Il nous faut apprendre à lâcher prise. La vie est par essence un flot continu de souffrances inévitables de degrés divers. Par ailleurs, le principe même de la vie c’est qu’un jour tout s’arrête. La mort est au bout du chemin. Tout le monde le sait mais peu vivent en ayant vraiment conscience de cette fatalité. Dans un monde où certains cherchent à vivre éternellement cela n’a rien d’étonnant. Pourtant se rappeler de temps à autre que « quoi qu’on fasse à la fin on disparaît », joue beaucoup sur notre façon de vivre et d’apprécier les bons comme les mauvais moments qui rythment un parcours. La souffrance est utile, nécessaire, vitale en ce sens qu’elle nous sert de moteur. Il ne sert donc à rien de chercher à l’éviter ou à la nier. On a plutôt tout intérêt à la comprendre et à choisir le type de souffrance que l’on est prêt à endurer. Pour cela il nous faut déterminer des valeurs qui nous sont propres (c’est-à-dire ce pour quoi nous sommes prêts à souffrir) et cela nécessite un travail sur soi-même. Une véritable entreprise de remise en question. Apprendre que nous ne sommes pas extraordinaires – pas tous en tout cas – et que ce n’est pas grave, ne pas avoir peur de l’échec parce qu’il est souvent fondateur, prendre ses responsabilités en toute circonstance (notamment bien saisir la nuance entre responsabilité et culpabilité), comprendre que la banalité n’a rien de mal, se détacher de l’influence des réseaux sociaux pour aller à l’essentiel. Son essentiel. Telles sont les grandes lignes de L’art subtil de s’en foutre.

J’ai particulièrement aimé les passages sur la définition des valeurs productives :

« Nos valeurs déterminent la nature de nos problèmes et ceux-ci définissent  à leur tour la qualité de notre vie. Les valeurs cool (comme l’honnêteté, la vulnérabilité, la créativité, défendre les autres,…) sont basées sur la réalité, socialement constructives et immédiates et contrôlables. Les valeurs merdiques (la domination, se sentir bien tout le temps, ne jamais rester seul, se regarder le nombril,…) sont basées sur des superstitions, socialement destructrices et ni immédiates ni contrôlables. Leur satisfaction mobilise souvent des moyens socialement destructeurs ou basés sur des superstitions ». 

 sur la confiance en soi:

« Le problème avec tout ce pataquès autour de l’estime de soi, c’est que les psys l’évaluaient en fonction de l’image positive que les gens avaient d’eux-mêmes. Alors que le vrai critère de l’estime de soi, c’est au contraire l’appréciation par chacun des aspects négatifs de lui-même »

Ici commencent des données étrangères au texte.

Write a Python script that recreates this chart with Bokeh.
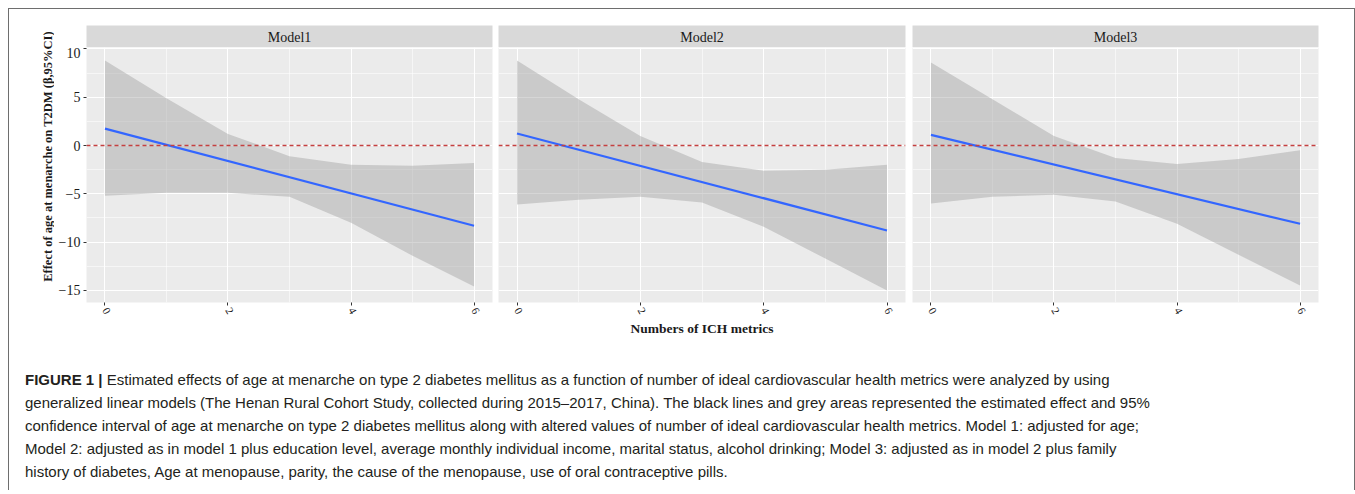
import math
from bokeh.plotting import figure
from bokeh.models import FixedTicker, Span, Div
from bokeh.layouts import column, row
from bokeh.core.properties import value
from bokeh.embed import file_html
from bokeh.resources import INLINE

# ---------------- data ----------------
panel_names = ["Model1", "Model2", "Model3"]
x_pts = [0, 1, 2, 3, 4, 5, 6]

m1_upper = [8.8, 4.9, 1.2, -1.1, -2.0, -2.1, -1.8]
m1_lower = [-5.2, -4.9, -4.9, -5.3, -8.0, -11.4, -14.6]
m2_upper = [8.8, 4.8, 1.0, -1.7, -2.6, -2.5, -2.0]
m2_lower = [-6.1, -5.6, -5.3, -5.9, -8.4, -11.7, -15.0]
m3_upper = [8.6, 4.8, 1.0, -1.3, -1.9, -1.4, -0.5]
m3_lower = [-6.0, -5.3, -5.1, -5.8, -8.1, -11.3, -14.5]

fit_x = [0, 6]
m1_fit = [1.75, -8.3]
m2_fit = [1.25, -8.8]
m3_fit = [1.1, -8.1]

ref_y = 0
x_ticks = [0, 2, 4, 6]
x_minor = [1, 3, 5]
y_ticks = [-15, -10, -5, 0, 5, 10]
y_minor = [-12.5, -7.5, -2.5, 2.5, 7.5]

y_label = "Effect of age at menarche on T2DM (\u03b2,95%CI)"
x_label = "Numbers of ICH metrics"

caption_lines = [
    "Estimated effects of age at menarche on type 2 diabetes mellitus as a function of number of ideal cardiovascular health metrics were analyzed by using",
    "generalized linear models (The Henan Rural Cohort Study, collected during 2015\u20132017, China). The black lines and grey areas represented the estimated effect and 95%",
    "confidence interval of age at menarche on type 2 diabetes mellitus along with altered values of number of ideal cardiovascular health metrics. Model 1: adjusted for age;",
    "Model 2: adjusted as in model 1 plus education level, average monthly individual income, marital status, alcohol drinking; Model 3: adjusted as in model 2 plus family",
    "history of diabetes, Age at menopause, parity, the cause of the menopause, use of oral contraceptive pills.",
]

# ---------------- style ----------------
SERIF = "Liberation Serif"
PANEL_BG = "#EBEBEB"
STRIP_BG = "#D9D9D9"
BAND = "#999999"
LINE = "#3366FF"
REF = "#C44040"
TXT = "#1A1A1A"
FRAME_COL = "#6E6E6E"

STRIP_H = 22
STRIP_TOP = 16
FRAME_H = 255
BOTTOM = 48
TOTAL_H = STRIP_TOP + STRIP_H + FRAME_H + BOTTOM
LAB_W = 45
CAP_H = 140
CONTENT_W = 1345


def make_panel(name, upper, lower, fit, ml, fw, mr, first, mid):
    w = ml + fw + mr
    s = figure(width=w, height=STRIP_TOP + STRIP_H, x_range=(0, 1), y_range=(0, 1),
               x_axis_type=None, y_axis_type=None, toolbar_location=None,
               output_backend="svg", min_border_left=ml, min_border_right=mr,
               min_border_top=STRIP_TOP, min_border_bottom=0)
    s.background_fill_color = STRIP_BG
    s.border_fill_color = "white"
    s.outline_line_color = None
    s.grid.visible = False
    s.text(x=[0.5], y=[0.45], text=[name], text_align="center", text_baseline="middle",
           text_font=value(SERIF), text_font_size="14px", text_color=TXT)

    p = figure(width=w, height=FRAME_H + BOTTOM, x_range=(-0.3, 6.3), y_range=(-16.25, 10.15),
               toolbar_location=None, output_backend="svg",
               y_axis_location="left" if first else None,
               min_border_left=ml, min_border_right=mr, min_border_top=0, min_border_bottom=BOTTOM)
    p.background_fill_color = PANEL_BG
    p.border_fill_color = "white"
    p.outline_line_color = None

    xt = FixedTicker(ticks=x_ticks, minor_ticks=x_minor)
    yt = FixedTicker(ticks=y_ticks, minor_ticks=y_minor)
    p.xaxis.ticker = xt
    p.xgrid.ticker = xt
    p.ygrid.ticker = yt
    for g in (p.xgrid, p.ygrid):
        g.grid_line_color = "white"
        g.grid_line_width = 1.1
        g.minor_grid_line_color = "white"
        g.minor_grid_line_width = 0.55

    ax = p.xaxis
    ax.axis_line_color = None
    ax.major_tick_line_color = "#333333"
    ax.major_tick_in = 0
    ax.major_tick_out = 3
    ax.minor_tick_line_color = None
    ax.major_label_orientation = -1.05
    ax.major_label_text_font = SERIF
    ax.major_label_text_font_size = "11px"
    ax.major_label_text_color = TXT
    ax.major_label_standoff = 2
    if mid:
        ax.axis_label = x_label
        ax.axis_label_text_font = SERIF
        ax.axis_label_text_font_style = "bold"
        ax.axis_label_text_font_size = "13.5px"
        ax.axis_label_text_color = TXT
        ax.axis_label_standoff = 1

    if first:
        ay = p.yaxis
        ay.ticker = yt
        ay.axis_line_color = None
        ay.major_tick_line_color = "#333333"
        ay.major_tick_in = 0
        ay.major_tick_out = 3
        ay.minor_tick_line_color = None
        ay.major_label_text_font = SERIF
        ay.major_label_text_font_size = "14px"
        ay.major_label_text_color = TXT
        ay.major_label_standoff = 2

    p.varea(x=x_pts, y1=lower, y2=upper, fill_color=BAND, fill_alpha=0.4)
    p.add_layout(Span(location=ref_y, dimension="width", line_color=REF,
                      line_width=1.5, line_dash="4 3"))
    p.line(x=fit_x, y=fit, line_color=LINE, line_width=2.2)
    return column(s, p, spacing=0)


# y-axis title as its own narrow figure so it can extend beside the strips
lab = figure(width=LAB_W, height=TOTAL_H, x_range=(0, LAB_W), y_range=(0, TOTAL_H),
             x_axis_type=None, y_axis_type=None, toolbar_location=None,
             output_backend="svg", min_border=0)
lab.outline_line_color = None
lab.grid.visible = False
lab.background_fill_color = "white"
lab.border_fill_color = "white"
lab.text(x=[LAB_W - 7], y=[TOTAL_H - 147], text=[y_label], angle=math.pi / 2,
         text_align="center", text_baseline="middle", text_font=value(SERIF),
         text_font_style="bold", text_font_size="12.5px", text_color=TXT)

c1 = make_panel(panel_names[0], m1_upper, m1_lower, m1_fit, 77 - LAB_W, 406, 3, True, False)
c2 = make_panel(panel_names[1], m2_upper, m2_lower, m2_fit, 3, 407, 3, False, True)
c3 = make_panel(panel_names[2], m3_upper, m3_lower, m3_fit, 4, 406, 36, False, False)

cap_html = ("<div style=\"font-family:'Liberation Sans Narrow','Arial Narrow',sans-serif;"
            "font-stretch:condensed;font-size:15px;line-height:23px;color:#231F20;"
            "padding:18px 0 0 16px;white-space:nowrap;\">"
            "<b>FIGURE 1 |</b> " + "<br>".join(caption_lines) + "</div>")
caption = Div(text=cap_html, width=CONTENT_W, height=CAP_H, margin=0)

content = column(row(lab, c1, c2, c3, spacing=0), caption, spacing=0)

# thin frame around the figure (top, left, right)
line_style = {"background-color": FRAME_COL}
top_rule = Div(text="", width=CONTENT_W + 2, height=1, margin=0, styles=line_style)
left_rule = Div(text="", width=1, height=TOTAL_H + CAP_H, margin=0, styles=line_style)
right_rule = Div(text="", width=1, height=TOTAL_H + CAP_H, margin=0, styles=line_style)

layout = column(top_rule, row(left_rule, content, right_rule, spacing=0),
                spacing=0, margin=(8, 0, 0, 8))

open("out.html", "w").write(file_html(layout, INLINE))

et sur les problèmes personnels :

 « La vérité, c’est qu’un problème personnel, ça n’existe pas. Si tu as un problème, dis-toi bien que des millions de gens l’ont eu avant toi, l’ont en ce moment où l’auront demain. […] Souvent prendre conscience de ça permet de commencer à entrevoir des solutions ».

EN BREF…

Ici le développement personnel n’est pas la recherche d’un moi en mieux avec plus mais plutôt un (ré)apprentissage du moi tel que je suis vraiment et probablement avec moins.

Le bonheur est un état d’esprit à vivre et à cultiver au quotidien avec ses proches et non un objectif à atteindre telle la quête du Saint Graal. La force de L’art subtil de s’en foutre, c’est d’aller à contre courant de la tendance actuelle du culte de la performance. L’auteur, à sa manière, peut aider, accompagner ceux qui ne vivent qu’à travers le regard des autres, sont sans cesse en compétition et perdent le sens véritable de toute chose. Les clés qu’il donne sont très légères car il ne s’agit pas d’un livre de coaching, et parce qu’encore une fois il n’est pas spécialiste. Il n’y a donc pas de cas pratique mais plutôt des pistes de réflexion. Pour cette raison, je considère qu’il s’agit d’un bon livre pour les débutants, si on aime l’humour potache, le ton familier et l’écriture orale d’un mec qui n’y connait rien mais dont la vie a selon lui radicalement changé depuis qu’il a mis en pratique ce qu’il partage ici.